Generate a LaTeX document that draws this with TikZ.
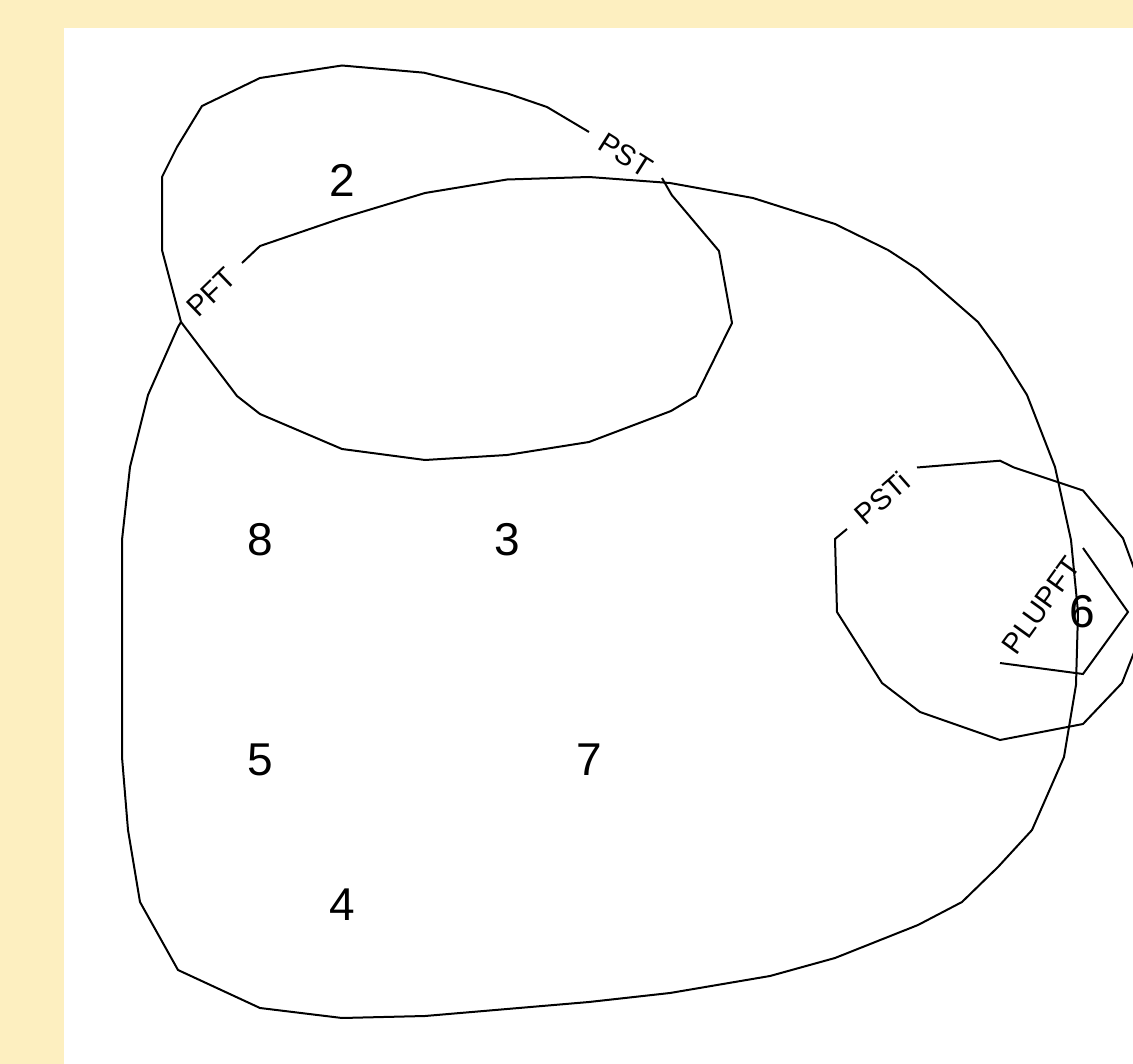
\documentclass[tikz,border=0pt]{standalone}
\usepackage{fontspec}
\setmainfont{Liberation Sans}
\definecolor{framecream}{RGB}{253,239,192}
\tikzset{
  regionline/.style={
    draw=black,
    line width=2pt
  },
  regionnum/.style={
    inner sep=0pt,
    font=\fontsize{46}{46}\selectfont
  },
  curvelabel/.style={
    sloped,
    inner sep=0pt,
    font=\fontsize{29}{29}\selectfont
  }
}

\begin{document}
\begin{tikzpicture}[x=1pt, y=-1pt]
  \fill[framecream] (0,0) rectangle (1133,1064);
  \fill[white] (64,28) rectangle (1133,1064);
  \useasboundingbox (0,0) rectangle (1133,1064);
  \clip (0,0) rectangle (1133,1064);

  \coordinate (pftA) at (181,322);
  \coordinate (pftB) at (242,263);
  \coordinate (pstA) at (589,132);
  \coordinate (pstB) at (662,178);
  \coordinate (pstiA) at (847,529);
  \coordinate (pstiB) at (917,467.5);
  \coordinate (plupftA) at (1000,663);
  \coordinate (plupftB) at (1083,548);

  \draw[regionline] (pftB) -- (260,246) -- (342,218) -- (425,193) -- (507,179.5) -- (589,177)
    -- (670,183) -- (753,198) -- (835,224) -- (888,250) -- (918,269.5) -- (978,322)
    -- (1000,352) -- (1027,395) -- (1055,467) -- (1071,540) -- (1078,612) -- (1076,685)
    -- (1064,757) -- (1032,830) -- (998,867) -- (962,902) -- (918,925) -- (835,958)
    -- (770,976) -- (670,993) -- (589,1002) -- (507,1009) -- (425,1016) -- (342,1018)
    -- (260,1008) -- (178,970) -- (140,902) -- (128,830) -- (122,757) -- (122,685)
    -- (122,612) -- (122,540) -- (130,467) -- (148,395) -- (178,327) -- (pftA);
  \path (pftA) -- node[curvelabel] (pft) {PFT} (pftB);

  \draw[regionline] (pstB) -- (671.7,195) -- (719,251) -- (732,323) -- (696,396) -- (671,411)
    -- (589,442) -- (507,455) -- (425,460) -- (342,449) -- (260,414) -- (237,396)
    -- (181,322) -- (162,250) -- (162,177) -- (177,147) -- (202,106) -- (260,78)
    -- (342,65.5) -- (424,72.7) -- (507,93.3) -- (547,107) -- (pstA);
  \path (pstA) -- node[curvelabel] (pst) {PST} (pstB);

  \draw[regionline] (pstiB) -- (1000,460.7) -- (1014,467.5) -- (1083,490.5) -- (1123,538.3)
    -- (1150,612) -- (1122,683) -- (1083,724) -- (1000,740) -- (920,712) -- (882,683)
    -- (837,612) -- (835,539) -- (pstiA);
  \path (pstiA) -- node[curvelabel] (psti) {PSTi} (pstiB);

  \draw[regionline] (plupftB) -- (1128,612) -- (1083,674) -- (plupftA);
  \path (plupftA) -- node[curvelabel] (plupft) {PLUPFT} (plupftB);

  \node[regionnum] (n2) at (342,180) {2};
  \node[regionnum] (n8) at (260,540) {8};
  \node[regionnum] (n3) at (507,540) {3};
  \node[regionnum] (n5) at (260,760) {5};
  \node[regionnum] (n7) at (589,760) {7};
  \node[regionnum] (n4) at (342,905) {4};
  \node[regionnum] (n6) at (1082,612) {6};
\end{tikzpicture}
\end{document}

_ _ _

Goal ▸ Pictures excluded, repeat exactly the lines from the top of the material through the line with "(pftA) -- node[curvelabel]", including both of those lines.

Exercise answer ▸
Generate a LaTeX document that draws this with TikZ.
\documentclass[tikz,border=0pt]{standalone}
\usepackage{fontspec}
\setmainfont{Liberation Sans}
\definecolor{framecream}{RGB}{253,239,192}
\tikzset{
  regionline/.style={
    draw=black,
    line width=2pt
  },
  regionnum/.style={
    inner sep=0pt,
    font=\fontsize{46}{46}\selectfont
  },
  curvelabel/.style={
    sloped,
    inner sep=0pt,
    font=\fontsize{29}{29}\selectfont
  }
}

\begin{document}
\begin{tikzpicture}[x=1pt, y=-1pt]
  \fill[framecream] (0,0) rectangle (1133,1064);
  \fill[white] (64,28) rectangle (1133,1064);
  \useasboundingbox (0,0) rectangle (1133,1064);
  \clip (0,0) rectangle (1133,1064);

  \coordinate (pftA) at (181,322);
  \coordinate (pftB) at (242,263);
  \coordinate (pstA) at (589,132);
  \coordinate (pstB) at (662,178);
  \coordinate (pstiA) at (847,529);
  \coordinate (pstiB) at (917,467.5);
  \coordinate (plupftA) at (1000,663);
  \coordinate (plupftB) at (1083,548);

  \draw[regionline] (pftB) -- (260,246) -- (342,218) -- (425,193) -- (507,179.5) -- (589,177)
    -- (670,183) -- (753,198) -- (835,224) -- (888,250) -- (918,269.5) -- (978,322)
    -- (1000,352) -- (1027,395) -- (1055,467) -- (1071,540) -- (1078,612) -- (1076,685)
    -- (1064,757) -- (1032,830) -- (998,867) -- (962,902) -- (918,925) -- (835,958)
    -- (770,976) -- (670,993) -- (589,1002) -- (507,1009) -- (425,1016) -- (342,1018)
    -- (260,1008) -- (178,970) -- (140,902) -- (128,830) -- (122,757) -- (122,685)
    -- (122,612) -- (122,540) -- (130,467) -- (148,395) -- (178,327) -- (pftA);
  \path (pftA) -- node[curvelabel] (pft) {PFT} (pftB);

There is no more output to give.